Lola, le mitologie della notte, qualche Germania dove tutto è possibile. Lola nella realtà esiste?
Lola è un’immagine, un fantasma, una silhouette che si intravvede da una porticina di un livido interno berlinese, riflessa in un qualsiasi frammento di questo nuovo millennio. Una figura misteriosa e fatale, sorpresa sulla soglia ultima della sua giovinezza mentre cerca di scrollarsi di dosso le maledizioni dell’Epoca e del tempo. Lola ci racconta i suoi sogni mentre si guarda allo specchio. Non esiste fuori dal suo sguardo. O forse, per noi, è sempre esistita.
Quali sono le tue maggiori influenze letterarie?
La letteratura, la poesia, la conoscenza scientifica o gli intrattenimenti del pensiero costituiscono ormai per me, come per tutti quelli che vivono di parole, una specie di pratica respiratoria ininterrotta. E così mi è molto difficile stabilire, in queste boccate d’aria, quali sono i componenti di ossigeno, di azoto o di anidride carbonica... Diciamo pure che non sento nessun imbarazzo a lasciarmi suggestionare da qualsiasi gesto artistico o letterario che mi emoziona o che mi fa immaginare qualcosa di nuovo o di diverso. Mi piace molto farmi influenzare. Così passo indisturbato, senza esaltazioni o ripugnanze, dal sublime al trash. Sia in letteratura che in musica o nelle arti figurative. In quest’epoca della mia vita, mi affatica il pensiero di coltivare delle predilezioni. Posso solo dire che sono un lettore, un ascoltatore e uno spettatore molto inquieto e vorace. E, in questa sontuosa digestione bulimica, passa proprio di tutto.
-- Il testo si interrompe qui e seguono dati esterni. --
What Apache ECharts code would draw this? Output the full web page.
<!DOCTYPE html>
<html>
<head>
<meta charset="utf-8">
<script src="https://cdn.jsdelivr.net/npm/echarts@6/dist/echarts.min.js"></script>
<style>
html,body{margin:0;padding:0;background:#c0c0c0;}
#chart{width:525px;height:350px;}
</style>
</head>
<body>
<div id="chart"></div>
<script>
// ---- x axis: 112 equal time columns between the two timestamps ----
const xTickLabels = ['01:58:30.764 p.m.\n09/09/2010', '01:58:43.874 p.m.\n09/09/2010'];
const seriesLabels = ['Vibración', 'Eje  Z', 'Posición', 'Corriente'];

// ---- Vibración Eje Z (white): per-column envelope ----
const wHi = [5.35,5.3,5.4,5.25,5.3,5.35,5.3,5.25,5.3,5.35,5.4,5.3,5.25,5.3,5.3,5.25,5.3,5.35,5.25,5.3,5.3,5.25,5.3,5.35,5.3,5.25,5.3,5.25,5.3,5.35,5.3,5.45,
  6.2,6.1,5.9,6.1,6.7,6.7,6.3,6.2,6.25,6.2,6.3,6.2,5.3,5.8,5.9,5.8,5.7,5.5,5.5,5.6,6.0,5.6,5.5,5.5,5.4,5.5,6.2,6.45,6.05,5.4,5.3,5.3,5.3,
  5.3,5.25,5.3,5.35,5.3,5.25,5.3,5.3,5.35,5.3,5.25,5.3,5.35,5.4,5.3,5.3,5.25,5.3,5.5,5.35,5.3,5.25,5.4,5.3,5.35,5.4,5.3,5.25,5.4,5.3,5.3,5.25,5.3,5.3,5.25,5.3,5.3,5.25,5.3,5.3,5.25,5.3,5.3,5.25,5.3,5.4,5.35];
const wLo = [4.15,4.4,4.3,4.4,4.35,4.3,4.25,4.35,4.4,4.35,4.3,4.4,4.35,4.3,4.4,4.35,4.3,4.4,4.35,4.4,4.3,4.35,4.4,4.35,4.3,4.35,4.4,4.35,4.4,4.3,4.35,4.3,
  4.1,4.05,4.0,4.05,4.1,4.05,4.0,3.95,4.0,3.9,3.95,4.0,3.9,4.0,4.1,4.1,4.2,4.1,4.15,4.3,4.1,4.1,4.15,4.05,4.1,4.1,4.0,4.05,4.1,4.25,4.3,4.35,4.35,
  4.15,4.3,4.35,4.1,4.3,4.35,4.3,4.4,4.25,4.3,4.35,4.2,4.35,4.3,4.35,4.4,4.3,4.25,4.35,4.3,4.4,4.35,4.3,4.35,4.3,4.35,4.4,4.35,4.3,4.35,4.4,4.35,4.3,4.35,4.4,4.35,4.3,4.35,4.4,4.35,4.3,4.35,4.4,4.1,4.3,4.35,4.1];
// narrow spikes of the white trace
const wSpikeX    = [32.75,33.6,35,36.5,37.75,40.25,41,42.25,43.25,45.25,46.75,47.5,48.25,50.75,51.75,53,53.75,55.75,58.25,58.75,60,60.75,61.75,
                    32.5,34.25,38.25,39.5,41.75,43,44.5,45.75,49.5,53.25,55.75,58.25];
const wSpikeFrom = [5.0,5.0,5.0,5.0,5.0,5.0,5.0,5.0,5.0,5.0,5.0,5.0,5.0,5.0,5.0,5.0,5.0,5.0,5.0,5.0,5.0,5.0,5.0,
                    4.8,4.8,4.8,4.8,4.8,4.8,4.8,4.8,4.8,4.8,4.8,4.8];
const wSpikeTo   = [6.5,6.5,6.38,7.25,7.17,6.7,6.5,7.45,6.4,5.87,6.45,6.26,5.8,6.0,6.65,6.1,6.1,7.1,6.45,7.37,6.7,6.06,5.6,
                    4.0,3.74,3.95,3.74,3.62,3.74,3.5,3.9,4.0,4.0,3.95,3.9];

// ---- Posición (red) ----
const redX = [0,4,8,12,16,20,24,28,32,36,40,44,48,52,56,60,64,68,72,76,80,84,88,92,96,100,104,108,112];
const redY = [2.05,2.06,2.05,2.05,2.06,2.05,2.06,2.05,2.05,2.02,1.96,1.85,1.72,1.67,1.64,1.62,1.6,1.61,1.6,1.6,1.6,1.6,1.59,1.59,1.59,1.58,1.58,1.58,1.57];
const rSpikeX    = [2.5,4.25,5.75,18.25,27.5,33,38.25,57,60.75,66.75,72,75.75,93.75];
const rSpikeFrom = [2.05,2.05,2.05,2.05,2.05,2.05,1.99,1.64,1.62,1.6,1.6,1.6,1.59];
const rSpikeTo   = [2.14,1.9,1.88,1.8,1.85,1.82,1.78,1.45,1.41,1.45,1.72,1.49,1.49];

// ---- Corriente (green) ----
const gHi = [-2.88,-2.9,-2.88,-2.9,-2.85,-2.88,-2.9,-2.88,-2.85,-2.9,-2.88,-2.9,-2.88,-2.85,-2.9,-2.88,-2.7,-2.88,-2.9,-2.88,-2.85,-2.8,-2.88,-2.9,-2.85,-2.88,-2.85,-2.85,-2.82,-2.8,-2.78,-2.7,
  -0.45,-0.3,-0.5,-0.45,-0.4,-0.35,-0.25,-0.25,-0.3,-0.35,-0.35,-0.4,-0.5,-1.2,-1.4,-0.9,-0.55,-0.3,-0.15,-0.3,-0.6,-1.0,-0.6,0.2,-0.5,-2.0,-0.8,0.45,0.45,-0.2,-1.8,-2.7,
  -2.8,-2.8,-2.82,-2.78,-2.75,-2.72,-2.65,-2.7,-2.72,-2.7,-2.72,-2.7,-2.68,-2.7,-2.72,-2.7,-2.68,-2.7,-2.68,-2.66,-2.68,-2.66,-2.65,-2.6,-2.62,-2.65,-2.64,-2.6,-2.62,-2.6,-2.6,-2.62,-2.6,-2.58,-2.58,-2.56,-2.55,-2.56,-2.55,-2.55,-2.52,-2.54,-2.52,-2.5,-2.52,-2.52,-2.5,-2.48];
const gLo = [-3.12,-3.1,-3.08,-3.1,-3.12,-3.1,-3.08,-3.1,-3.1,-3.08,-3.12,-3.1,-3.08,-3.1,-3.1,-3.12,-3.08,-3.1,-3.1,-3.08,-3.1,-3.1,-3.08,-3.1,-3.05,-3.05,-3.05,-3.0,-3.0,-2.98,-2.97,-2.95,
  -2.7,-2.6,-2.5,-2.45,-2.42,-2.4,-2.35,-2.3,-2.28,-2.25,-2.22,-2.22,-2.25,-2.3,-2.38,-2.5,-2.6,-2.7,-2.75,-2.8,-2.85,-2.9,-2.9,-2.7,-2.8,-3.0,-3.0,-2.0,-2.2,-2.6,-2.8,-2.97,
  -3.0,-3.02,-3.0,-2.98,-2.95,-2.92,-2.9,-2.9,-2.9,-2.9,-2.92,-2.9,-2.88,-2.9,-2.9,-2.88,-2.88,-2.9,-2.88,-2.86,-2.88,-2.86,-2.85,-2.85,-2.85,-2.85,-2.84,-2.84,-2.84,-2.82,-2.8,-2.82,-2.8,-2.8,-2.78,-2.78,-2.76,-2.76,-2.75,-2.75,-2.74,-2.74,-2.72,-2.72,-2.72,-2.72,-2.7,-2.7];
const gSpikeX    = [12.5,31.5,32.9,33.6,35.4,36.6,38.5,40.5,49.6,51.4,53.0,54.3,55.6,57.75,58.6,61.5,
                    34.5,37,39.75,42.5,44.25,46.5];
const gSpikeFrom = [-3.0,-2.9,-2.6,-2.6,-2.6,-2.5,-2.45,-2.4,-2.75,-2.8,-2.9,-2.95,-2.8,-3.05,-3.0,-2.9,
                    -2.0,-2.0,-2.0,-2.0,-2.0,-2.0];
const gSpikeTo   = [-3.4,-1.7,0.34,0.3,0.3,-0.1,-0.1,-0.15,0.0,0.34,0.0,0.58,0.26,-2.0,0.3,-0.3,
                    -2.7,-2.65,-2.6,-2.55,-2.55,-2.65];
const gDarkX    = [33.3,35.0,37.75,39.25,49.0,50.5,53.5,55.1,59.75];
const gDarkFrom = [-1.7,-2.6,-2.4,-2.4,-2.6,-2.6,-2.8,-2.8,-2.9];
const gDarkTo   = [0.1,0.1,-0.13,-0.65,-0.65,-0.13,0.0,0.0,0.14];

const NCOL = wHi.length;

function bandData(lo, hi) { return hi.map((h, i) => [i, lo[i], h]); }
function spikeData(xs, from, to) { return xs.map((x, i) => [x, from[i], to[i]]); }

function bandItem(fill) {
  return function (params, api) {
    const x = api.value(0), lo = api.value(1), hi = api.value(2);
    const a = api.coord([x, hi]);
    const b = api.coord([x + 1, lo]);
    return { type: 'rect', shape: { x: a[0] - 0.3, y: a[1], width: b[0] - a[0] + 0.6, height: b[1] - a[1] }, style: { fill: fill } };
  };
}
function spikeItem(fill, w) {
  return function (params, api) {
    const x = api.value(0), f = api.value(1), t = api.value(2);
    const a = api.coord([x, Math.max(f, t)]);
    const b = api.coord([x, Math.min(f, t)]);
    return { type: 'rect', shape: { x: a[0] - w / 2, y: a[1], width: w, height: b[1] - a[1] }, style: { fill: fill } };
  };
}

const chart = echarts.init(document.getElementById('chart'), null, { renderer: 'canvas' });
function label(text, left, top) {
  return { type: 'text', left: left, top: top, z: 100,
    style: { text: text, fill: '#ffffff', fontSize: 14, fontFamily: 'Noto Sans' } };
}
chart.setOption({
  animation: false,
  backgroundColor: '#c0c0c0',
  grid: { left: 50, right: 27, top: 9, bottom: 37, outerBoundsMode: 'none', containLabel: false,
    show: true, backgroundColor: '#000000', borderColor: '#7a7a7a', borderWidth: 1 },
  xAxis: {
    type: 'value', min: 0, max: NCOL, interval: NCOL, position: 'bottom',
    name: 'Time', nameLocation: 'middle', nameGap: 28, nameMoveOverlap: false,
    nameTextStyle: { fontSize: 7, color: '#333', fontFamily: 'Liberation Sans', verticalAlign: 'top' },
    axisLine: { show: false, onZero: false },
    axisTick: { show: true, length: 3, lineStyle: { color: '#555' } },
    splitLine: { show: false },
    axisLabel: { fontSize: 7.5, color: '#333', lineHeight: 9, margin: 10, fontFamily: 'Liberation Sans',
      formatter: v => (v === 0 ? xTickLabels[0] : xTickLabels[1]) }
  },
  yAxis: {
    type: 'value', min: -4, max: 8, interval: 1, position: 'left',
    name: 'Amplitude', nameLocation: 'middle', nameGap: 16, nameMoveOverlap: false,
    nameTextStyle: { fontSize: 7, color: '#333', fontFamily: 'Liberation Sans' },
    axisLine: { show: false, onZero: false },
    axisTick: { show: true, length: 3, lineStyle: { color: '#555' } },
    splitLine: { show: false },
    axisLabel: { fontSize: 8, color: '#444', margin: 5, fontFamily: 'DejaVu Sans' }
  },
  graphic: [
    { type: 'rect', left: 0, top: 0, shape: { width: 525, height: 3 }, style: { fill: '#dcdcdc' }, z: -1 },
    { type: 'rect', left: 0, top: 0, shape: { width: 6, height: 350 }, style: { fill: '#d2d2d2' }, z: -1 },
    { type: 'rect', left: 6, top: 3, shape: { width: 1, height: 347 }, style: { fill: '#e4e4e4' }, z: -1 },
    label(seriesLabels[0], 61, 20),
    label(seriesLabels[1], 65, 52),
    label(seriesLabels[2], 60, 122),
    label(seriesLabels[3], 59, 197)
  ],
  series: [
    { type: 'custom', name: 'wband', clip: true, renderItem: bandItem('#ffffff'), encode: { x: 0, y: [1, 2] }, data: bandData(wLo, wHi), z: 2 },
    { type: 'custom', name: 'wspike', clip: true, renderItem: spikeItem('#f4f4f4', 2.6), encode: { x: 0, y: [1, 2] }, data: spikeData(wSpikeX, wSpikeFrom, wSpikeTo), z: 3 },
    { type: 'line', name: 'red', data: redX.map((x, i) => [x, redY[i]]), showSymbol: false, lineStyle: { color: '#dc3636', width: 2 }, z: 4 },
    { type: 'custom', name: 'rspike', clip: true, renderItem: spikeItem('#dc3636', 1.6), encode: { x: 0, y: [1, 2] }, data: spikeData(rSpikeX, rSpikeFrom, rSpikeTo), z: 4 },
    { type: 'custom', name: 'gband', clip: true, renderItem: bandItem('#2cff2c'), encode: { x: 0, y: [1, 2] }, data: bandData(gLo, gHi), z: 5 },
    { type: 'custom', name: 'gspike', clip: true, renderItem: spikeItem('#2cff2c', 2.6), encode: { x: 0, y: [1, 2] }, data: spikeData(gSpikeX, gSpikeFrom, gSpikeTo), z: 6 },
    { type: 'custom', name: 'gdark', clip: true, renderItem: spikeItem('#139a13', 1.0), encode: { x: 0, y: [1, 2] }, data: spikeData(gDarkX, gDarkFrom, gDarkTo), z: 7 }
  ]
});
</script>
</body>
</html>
Per quanto riguardano le influenze musicali? Franco Battiato per te è stato importante?
Devo confessare che di Battiato conosco solo la produzione dei primi anni settanta (“Pollution” e “Sulle corde di Aries”). Naturalmente, come tutti, ho apprezzato molto l’ironia e la geniale leggerezza di “L’era del cinghiale bianco”. Riconosco il suo alto valore nel panorama della musica contemporanea. Ma la mia conoscenza musicale di Battiato si ferma qui. Invece, di lui amo molto la voce. Anche se può sembrare sorprendente, mi ricorda Bryan Ferry. Certo, si tratta di due vocalità del tutto differenti. Ma l’associazione, per me, sta nella loro prodigiosa capacità di creare con la sola voce – a prescindere dalle parole o dai significati – un’eco di lontananza e di nostalgia.
In “Labyrinth”, nel pezzo iniziale, ho ritrovato i Radiohead, i bit di Thom Yorke nel suo disco solista.Vero?
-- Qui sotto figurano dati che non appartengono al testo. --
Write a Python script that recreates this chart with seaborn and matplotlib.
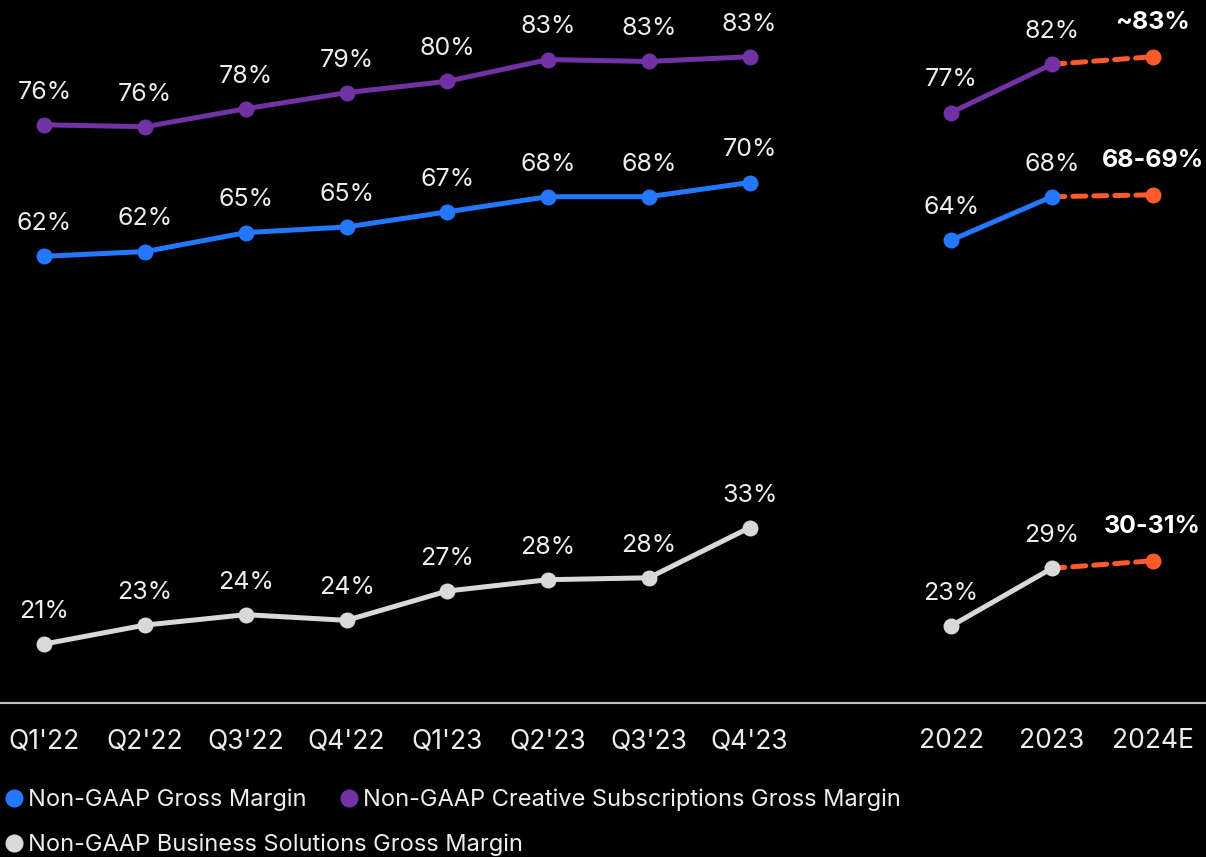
import matplotlib
matplotlib.use("Agg")
import matplotlib.pyplot as plt
from matplotlib.lines import Line2D
import seaborn as sns
import pandas as pd

# ---- data ----
quarters = ["Q1'22", "Q2'22", "Q3'22", "Q4'22", "Q1'23", "Q2'23", "Q3'23", "Q4'23"]
years = ["2022", "2023", "2024E"]

gross_q = [62.0, 62.5, 64.5, 65.1, 66.7, 68.3, 68.3, 69.8]
creative_q = [75.9, 75.7, 77.6, 79.3, 80.5, 82.8, 82.6, 83.1]
business_q = [21.0, 23.0, 24.1, 23.5, 26.6, 27.8, 28.0, 33.3]

gross_y = [63.7, 68.3, 68.5]
creative_y = [77.2, 82.3, 83.1]
business_y = [22.9, 29.0, 29.8]

gross_q_lbl = ["62%", "62%", "65%", "65%", "67%", "68%", "68%", "70%"]
creative_q_lbl = ["76%", "76%", "78%", "79%", "80%", "83%", "83%", "83%"]
business_q_lbl = ["21%", "23%", "24%", "24%", "27%", "28%", "28%", "33%"]
gross_y_lbl = ["64%", "68%", "68-69%"]
creative_y_lbl = ["77%", "82%", "~83%"]
business_y_lbl = ["23%", "29%", "30-31%"]

series_names = ["Non-GAAP Gross Margin",
                "Non-GAAP Creative Subscriptions Gross Margin",
                "Non-GAAP Business Solutions Gross Margin"]

# ---- style ----
BG = "#000000"
BLUE = "#2378FF"
PURPLE = "#7232A6"
GREY = "#D9D9D9"
ORANGE = "#FF5A2B"
TXT = "#EDEDED"

sns.set_theme(style="dark")
plt.rcParams["font.family"] = ["Inter", "DejaVu Sans"]

fig = plt.figure(figsize=(12.06, 8.57), dpi=100, facecolor=BG)
ax = fig.add_axes([0.0, 1 - 703 / 857, 1.0, 703 / 857])
ax.set_facecolor(BG)

q_pos = list(range(len(quarters)))
y_pos = [9, 10, 11]
tick_pos = q_pos + y_pos
tick_labels = quarters + years

colors = [BLUE, PURPLE, GREY]
q_vals = [gross_q, creative_q, business_q]
y_vals = [gross_y, creative_y, business_y]
q_lbls = [gross_q_lbl, creative_q_lbl, business_q_lbl]
y_lbls = [gross_y_lbl, creative_y_lbl, business_y_lbl]

LW = 3.6
MS = 11.5
LBL_FS = 18
OFF = 23.5

for name, col, qv, yv, ql, yl in zip(series_names, colors, q_vals, y_vals, q_lbls, y_lbls):
    # forecast dashed segment (2023 -> 2024E)
    dfe = pd.DataFrame({"x": y_pos[1:], "y": yv[1:]})
    sns.lineplot(data=dfe, x="x", y="y", ax=ax, color=ORANGE, linewidth=LW,
                 linestyle=(0, (2.6, 1.6)), dash_capstyle="round", zorder=2)
    ax.plot([y_pos[2]], [yv[2]], marker="o", markersize=MS, color=ORANGE,
            linestyle="none", markeredgewidth=0, zorder=4)
    # quarterly
    dfq = pd.DataFrame({"x": q_pos, "y": qv})
    sns.lineplot(data=dfq, x="x", y="y", ax=ax, color=col, linewidth=LW,
                 marker="o", markersize=MS, markeredgewidth=0, zorder=3)
    # annual actuals
    dfy = pd.DataFrame({"x": y_pos[:2], "y": yv[:2]})
    sns.lineplot(data=dfy, x="x", y="y", ax=ax, color=col, linewidth=LW,
                 marker="o", markersize=MS, markeredgewidth=0, zorder=3)
    # labels
    for x, v, l in zip(q_pos, qv, ql):
        ax.annotate(l, (x, v), xytext=(0, OFF), textcoords="offset points",
                    ha="center", va="center", fontsize=LBL_FS, color=TXT)
    for i, (x, v, l) in enumerate(zip(y_pos, yv, yl)):
        if i < 2:
            ax.annotate(l, (x, v), xytext=(0, OFF), textcoords="offset points",
                        ha="center", va="center", fontsize=LBL_FS, color=TXT)
        else:
            ax.annotate(l, (x, v), xytext=(0, OFF + 1), textcoords="offset points",
                        ha="center", va="center", fontsize=LBL_FS, color="#FFFFFF",
                        fontweight="bold")

ax.set_xlim(-0.44, 11.53)
ax.set_ylim(14.76, 89.1)
ax.set_xticks(tick_pos)
ax.set_xticklabels(tick_labels, fontsize=19, color=TXT)
ax.set_yticks([])
ax.set_xlabel("")
ax.set_ylabel("")
ax.tick_params(axis="x", length=0, pad=18)
ax.grid(False)
for s in ["top", "right", "left"]:
    ax.spines[s].set_visible(False)
ax.spines["bottom"].set_visible(True)
ax.spines["bottom"].set_color("#BFBFBF")
ax.spines["bottom"].set_linewidth(1.5)

# ---- legend ----
def handle(c):
    return Line2D([], [], marker="o", color=c, linestyle="none", markersize=13,
                  markeredgewidth=0)

leg1 = fig.legend([handle(BLUE), handle(PURPLE)], series_names[:2], ncol=2,
                  loc="center left", bbox_to_anchor=(-0.018, 1 - 800 / 857),
                  frameon=False, fontsize=17, labelcolor=TXT, handletextpad=0.0,
                  columnspacing=1.2, handlelength=1.2)
leg2 = fig.legend([handle(GREY)], series_names[2:], ncol=1,
                  loc="center left", bbox_to_anchor=(-0.018, 1 - 845 / 857),
                  frameon=False, fontsize=17, labelcolor=TXT, handletextpad=0.0,
                  handlelength=1.2)

fig.savefig("out.png", dpi=100, facecolor=BG)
Quando, nel 2006, è uscito “Eraser” di Thom Yorke, ricordo di averlo letteralmente consumato a furia di ascoltarlo, soprattutto il brano “Analyse” che poi ho anche ritrovato nella bellissima versione solo piano e voce al Mercury Music Awards. Sì, in effetti, mi è davvero congeniale il modo compositivo di Yorke e dei Radiohead. È inevitabile che si percepisca la parentela stilistica.
Sai io nella tua voce ci ho trovato: Battiato, Concato e Ivan Graziani. Che ne pensi?
Di Concato non ho né l’estensione vocale né quella sua inimitabile sincope swing. Anzi, credo proprio che la mia voce sia in antitesi allo swing. Non appartiene al mio mondo e ai miei ascolti. La “velatura” malinconica di Battiato forse mi deriva dalle comuni origini meridionali, da un certo orientalismo naturalmente incline all’evocazione e all’invocazione, registri che sono sempre echeggiati sulle sponde estreme del mediterraneo.
Ivan Graziani, invece, è un musicista che ho molto amato, non solo per l’anticonformismo, ma soprattutto per il suo sofisticato temperamento vocale, alla stesso tempo melodico e rock.